John Ruskin est un auteur et un réformateur anglais qui a eu une grande influence sur le Mahatma. Au début du siècle, alors que Gandhi résidait à Johannesburg au Transvaal, son ami Henry S. L. Polak lui prêta un petit livre intitulé « Unto this last » (Jusqu’au dernier) de ce Monsieur Ruskin.
Gandhi se mit à lire le volume dès le départ du train qui l’amenait de Johannesburg à Durban et il en poursuivit la lecture toute la nuit. Ruskin dans cet ouvrage prêche la dignité du travail manuel, recommande de vivre simplement et insiste sur les complications débilitantes du système économique moderne.
On y lit que :
« La richesse est un pouvoir comme l’électricité; elle agit par ses inégalités ou ses interruptions. La puissance de la « guinée » dans votre poche dépend complètement de l’absence de « guinées » dans la poche de votre voisin. S’il ne désirerait pas votre « guinée », elle ne servirait de rien. » En conséquence, ce que l’on désire réellement sous le nom de richesse, c’est essentiellement le pouvoir sur les autres.
Il recommandait à l’homme de chercher non pas une richesse plus grande, mais des plaisirs plus simples.
Il n’en fallait pas plus pour séduire Gandhi.
Ce fut un coup de foudre.
Sous l’influence de ce texte, Gandhi décida sur-le-champ de changer sa vie. Il fit l’acquisition d’une ferme à Phœnix, il s’y installa avec sa famille et quelques associés, et le groupe entreprit de vivre en harmonie avec les principes qu’il venait de découvrir.
À la lumière des enseignements de Ruskin, Gandhi introduisit autant de simplicité que possible dans sa maison d’avocat. Son goût pour le travail manuel allait croissant et il entraînait son entourage à suivre sa discipline.
Son ami Polak l’aidait à faire tourner la roue du moulin à farine et même les enfants et l’épouse de Gandhi y prêtaient la main à l’occasion.
Un domestique veillait à l’entretien de la propriété mais il vivait dans la maison comme un membre de la famille. Chacun l’aidait dans sa tâche et Gandhi s’occupait lui-même du nettoyage des cabinets au lieu de demander au domestique de le faire.
Ce livre révéla à Gandhi ses propres convictions. Il en dégagea plus particulièrement les trois enseignements suivants:
- le meilleur de l’individu se retrouve dans le meilleur de la collectivité,
- le travail d’un avocat ne vaut ni plus ni moins que celui du barbier,
- une vie de labeur est la seule qui vaille la peine d’être vécue.
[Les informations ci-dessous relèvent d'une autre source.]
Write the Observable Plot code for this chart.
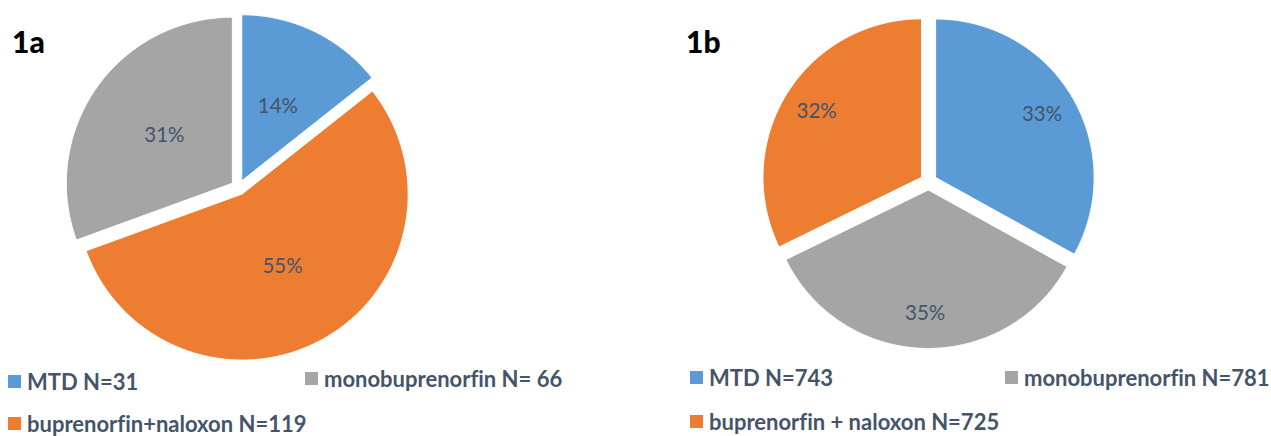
<!DOCTYPE html>
<html>
<head>
<meta charset="utf-8">
<script src="https://cdn.jsdelivr.net/npm/d3@7"></script>
<script src="https://cdn.jsdelivr.net/npm/@observablehq/plot@0.6"></script>
<style>
  html, body { margin: 0; padding: 0; background: #fff; }
  #page { position: relative; width: 1271px; height: 436px; overflow: hidden; background: #fff; font-family: Lato, "Open Sans", sans-serif; font-variant-ligatures: none; }
  .pane { position: absolute; top: 0; }
  .title { position: absolute; font-weight: 900; font-size: 30px; line-height: 1; color: #000; }
  .leg { position: absolute; display: flex; align-items: center; font-weight: 700; font-size: 22px; line-height: 1; color: #44546A; white-space: nowrap; }
  .sw { width: 13px; height: 13px; margin-right: 6px; flex: none; }
</style>
</head>
<body>
<div id="page"></div>
<script>
// ---- data ----
const colorCats = ["MTD", "monobuprenorfin", "buprenorfin+naloxon"];
const colorVals = ["#5B9BD5", "#A5A5A5", "#ED7D31"];

// chart 1a (slice order, clockwise from 12 o'clock)
const catsA = ["MTD", "buprenorfin+naloxon", "monobuprenorfin"];
const countsA = [31, 119, 66];
const legendCatsA = ["MTD", "monobuprenorfin", "buprenorfin+naloxon"];
const legendTextA = ["MTD N=31", "monobuprenorfin N= 66", "buprenorfin+naloxon N=119"];

// chart 1b
const catsB = ["MTD", "monobuprenorfin", "buprenorfin+naloxon"];
const countsB = [743, 781, 725];
const legendCatsB = ["MTD", "monobuprenorfin", "buprenorfin+naloxon"];
const legendTextB = ["MTD N=743", "monobuprenorfin N=781", "buprenorfin + naloxon N=725"];

const titles = ["1a", "1b"];

function pieChart(cats, counts, o) {
  const rows = cats.map((c, i) => ({cat: c, n: counts[i]}));
  const arcs = d3.pie().sort(null).value(d => d.n)(rows);
  const total = d3.sum(counts);
  const pts = [], labels = [];
  arcs.forEach(a => {
    const cat = a.data.cat;
    const mid = (a.startAngle + a.endAngle) / 2;
    const ox = o.explode * Math.sin(mid), oy = o.explode * Math.cos(mid);
    pts.push({cat, x: ox, y: oy});
    const steps = Math.max(2, Math.ceil((a.endAngle - a.startAngle) / (Math.PI / 360)));
    for (let k = 0; k <= steps; k++) {
      const t = a.startAngle + (a.endAngle - a.startAngle) * k / steps;
      pts.push({cat, x: ox + Math.sin(t), y: oy + Math.cos(t)});
    }
    pts.push({cat, x: ox, y: oy});
    labels.push({
      x: ox + o.labelR * Math.sin(mid),
      y: oy + o.labelR * Math.cos(mid),
      text: Math.round(100 * a.data.n / total) + "%"
    });
  });
  return Plot.plot({
    width: o.width, height: o.height,
    marginLeft: o.ml, marginRight: o.mr, marginTop: o.mt, marginBottom: o.mb,
    style: {fontFamily: "Lato, sans-serif", background: "transparent", overflow: "visible"},
    x: {domain: [-1, 1], axis: null},
    y: {domain: [-1, 1], axis: null},
    color: {domain: colorCats, range: colorVals},
    marks: [
      Plot.line(pts, {x: "x", y: "y", z: "cat", fill: "cat", stroke: "white", strokeWidth: 1}),
      Plot.text(labels, {x: "x", y: "y", text: "text", fill: "#44546A", fontSize: 20.5, textAnchor: "middle", lineAnchor: "middle"})
    ]
  });
}

const page = document.getElementById("page");

function addPane(left, width, plot) {
  const d = document.createElement("div");
  d.className = "pane";
  d.style.left = left + "px";
  d.style.width = width + "px";
  d.appendChild(plot);
  page.appendChild(d);
}

addPane(0, 480, pieChart(catsA, countsA, {width: 480, height: 365, ml: 72, mr: 76, mt: 21, mb: 12, explode: 0.045, labelR: 0.5}));
addPane(640, 631, pieChart(catsB, countsB, {width: 631, height: 365, ml: 129.5, mr: 184.5, mt: 22.7, mb: 25.3, explode: 0.052, labelR: 0.78}));

// titles
[[12, 26], [686, 26]].forEach((p, i) => {
  const t = document.createElement("div");
  t.className = "title";
  t.style.left = p[0] + "px"; t.style.top = p[1] + "px";
  t.textContent = titles[i];
  page.appendChild(t);
});

// legends
const colorOf = c => colorVals[colorCats.indexOf(c)];
function addLegend(cats, texts, positions) {
  cats.forEach((c, i) => {
    const item = document.createElement("div");
    item.className = "leg";
    item.style.left = positions[i][0] + "px";
    item.style.top = positions[i][1] + "px";
    const sw = document.createElement("span");
    sw.className = "sw";
    sw.style.background = colorOf(c);
    const tx = document.createElement("span");
    tx.textContent = texts[i];
    item.appendChild(sw); item.appendChild(tx);
    page.appendChild(item);
  });
}
addLegend(legendCatsA, legendTextA, [[8, 370.5], [305, 367.5], [8, 412.5]]);
addLegend(legendCatsB, legendTextB, [[690, 366.5], [1005, 366.5], [690, 410.5]]);
</script>
</body>
</html>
Au cours de son premier séjour dans les prisons britanniques d’Afrique de Sud, Gandhi commença à traduire « Unto this last » en gouyarati sous le titre de « Sarvodaya » qui signifie en français : lever, ascension de tous. Il regrettait que sa peine de prison soit trop courte pour lui permettre de terminer son travail.
Par un étrange concours de circonstances, quelques années plus tard, cette œuvre de John Ruskin, un anglais de grande renommée, dont l’œuvre circulait librement partout dans le monde, fut interdite par la police de l’Inde britannique.
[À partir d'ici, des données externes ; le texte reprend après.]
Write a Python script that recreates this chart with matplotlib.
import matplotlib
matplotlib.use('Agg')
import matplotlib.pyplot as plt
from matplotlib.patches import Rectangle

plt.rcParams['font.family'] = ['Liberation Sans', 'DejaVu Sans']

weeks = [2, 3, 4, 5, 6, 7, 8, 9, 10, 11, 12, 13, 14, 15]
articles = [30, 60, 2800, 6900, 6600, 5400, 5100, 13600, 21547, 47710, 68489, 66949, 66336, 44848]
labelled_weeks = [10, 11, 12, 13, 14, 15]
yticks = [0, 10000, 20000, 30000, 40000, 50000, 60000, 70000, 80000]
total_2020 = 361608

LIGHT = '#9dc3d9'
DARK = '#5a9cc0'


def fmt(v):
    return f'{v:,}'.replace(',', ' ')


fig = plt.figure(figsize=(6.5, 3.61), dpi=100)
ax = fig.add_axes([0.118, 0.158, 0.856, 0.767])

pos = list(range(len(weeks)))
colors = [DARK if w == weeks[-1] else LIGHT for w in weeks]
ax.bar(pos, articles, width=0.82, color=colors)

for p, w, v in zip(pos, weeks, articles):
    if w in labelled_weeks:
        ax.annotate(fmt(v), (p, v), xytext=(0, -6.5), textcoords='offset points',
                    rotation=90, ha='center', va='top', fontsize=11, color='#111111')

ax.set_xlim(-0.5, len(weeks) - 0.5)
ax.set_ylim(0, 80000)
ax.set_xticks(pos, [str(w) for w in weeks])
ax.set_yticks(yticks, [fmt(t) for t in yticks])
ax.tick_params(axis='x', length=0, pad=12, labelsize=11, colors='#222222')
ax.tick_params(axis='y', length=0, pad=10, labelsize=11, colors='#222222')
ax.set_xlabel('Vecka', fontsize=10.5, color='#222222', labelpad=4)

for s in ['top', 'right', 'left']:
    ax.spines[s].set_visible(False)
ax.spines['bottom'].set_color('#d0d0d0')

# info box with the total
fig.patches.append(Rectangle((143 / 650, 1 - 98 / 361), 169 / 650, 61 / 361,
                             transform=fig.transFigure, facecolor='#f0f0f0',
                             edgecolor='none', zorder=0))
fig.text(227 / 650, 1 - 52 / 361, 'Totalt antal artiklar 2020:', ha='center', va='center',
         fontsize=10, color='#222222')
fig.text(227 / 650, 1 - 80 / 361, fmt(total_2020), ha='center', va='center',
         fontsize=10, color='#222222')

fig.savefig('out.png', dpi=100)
L’attrait pour le livre censuré fut si grand que tous ceux qui l’achetaient payaient beaucoup plus que le prix de quatre « annas » demandé par Gandhi; les billets de cinq et dix roupies sortaient de partout, certains vidant simplement leurs poches de tout l’argent liquide qu’elles contenaient pour en faire l’acquisition. Gandhi se souvient d’un client qui lui a remis 50 roupies.
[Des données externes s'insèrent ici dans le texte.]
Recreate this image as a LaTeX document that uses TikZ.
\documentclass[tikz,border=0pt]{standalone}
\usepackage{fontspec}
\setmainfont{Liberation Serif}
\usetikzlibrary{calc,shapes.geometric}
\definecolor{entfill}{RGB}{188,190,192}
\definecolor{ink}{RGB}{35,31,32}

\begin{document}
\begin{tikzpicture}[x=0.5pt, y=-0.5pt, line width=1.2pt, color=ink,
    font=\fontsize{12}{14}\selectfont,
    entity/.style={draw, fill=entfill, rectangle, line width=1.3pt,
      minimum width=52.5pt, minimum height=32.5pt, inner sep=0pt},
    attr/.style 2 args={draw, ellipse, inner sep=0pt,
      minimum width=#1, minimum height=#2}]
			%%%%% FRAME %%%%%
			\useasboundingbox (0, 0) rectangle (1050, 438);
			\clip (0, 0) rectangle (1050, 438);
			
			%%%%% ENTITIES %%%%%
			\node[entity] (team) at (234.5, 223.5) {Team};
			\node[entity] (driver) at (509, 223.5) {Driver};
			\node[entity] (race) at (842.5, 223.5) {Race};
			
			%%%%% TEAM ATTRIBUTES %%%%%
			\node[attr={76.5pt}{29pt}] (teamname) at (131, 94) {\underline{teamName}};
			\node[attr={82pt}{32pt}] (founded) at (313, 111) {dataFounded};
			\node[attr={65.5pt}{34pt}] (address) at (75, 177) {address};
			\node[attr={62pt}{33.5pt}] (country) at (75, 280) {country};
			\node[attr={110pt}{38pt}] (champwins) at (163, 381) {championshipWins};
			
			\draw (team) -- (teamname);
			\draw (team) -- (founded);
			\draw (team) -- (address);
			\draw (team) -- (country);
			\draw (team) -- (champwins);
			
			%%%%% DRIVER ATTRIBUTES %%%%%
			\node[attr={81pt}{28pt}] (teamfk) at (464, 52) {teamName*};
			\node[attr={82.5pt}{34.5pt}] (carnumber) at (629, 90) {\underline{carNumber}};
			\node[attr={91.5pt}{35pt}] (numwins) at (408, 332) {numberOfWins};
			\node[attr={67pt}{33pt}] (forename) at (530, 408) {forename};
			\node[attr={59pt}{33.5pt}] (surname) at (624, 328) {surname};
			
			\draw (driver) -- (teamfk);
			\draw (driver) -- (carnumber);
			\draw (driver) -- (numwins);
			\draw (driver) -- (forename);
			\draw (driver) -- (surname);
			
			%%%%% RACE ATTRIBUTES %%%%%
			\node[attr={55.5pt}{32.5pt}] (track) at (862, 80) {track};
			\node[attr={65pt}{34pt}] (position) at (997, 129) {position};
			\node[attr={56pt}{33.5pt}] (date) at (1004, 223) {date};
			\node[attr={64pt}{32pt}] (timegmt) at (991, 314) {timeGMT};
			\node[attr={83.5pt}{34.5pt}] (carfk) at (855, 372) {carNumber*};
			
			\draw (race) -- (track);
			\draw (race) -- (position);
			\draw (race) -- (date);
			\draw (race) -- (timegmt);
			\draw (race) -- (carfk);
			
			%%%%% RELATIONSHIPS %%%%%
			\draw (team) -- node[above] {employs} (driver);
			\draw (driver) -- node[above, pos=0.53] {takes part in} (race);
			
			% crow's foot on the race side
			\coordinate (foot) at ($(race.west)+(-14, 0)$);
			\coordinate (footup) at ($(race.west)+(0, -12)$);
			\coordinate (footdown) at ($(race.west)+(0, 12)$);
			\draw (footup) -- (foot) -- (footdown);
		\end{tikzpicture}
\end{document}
Le meilleur argument de vente était que ceux et celles qui l’achetaient étaient passibles d’arrestation et de prison pour achat de littérature interdite. Pour les supporters du Mahatma, être condamné à la prison c’était comme pour un canadien être reçu de l’Ordre du Canada ou pour un français de recevoir la Légion d’honneur.
Malheureusement, compte tenu du nombre et de la qualité des contrevenants, le gouvernement fit marche arrière et décida que la façon dont les ouvrages avaient été écoulés ne constituait pas une vente réelle. À la grande déception de tous ceux et celles qui souhaitaient être arrêtés, aucune accusation ne fut portée contre qui que soit.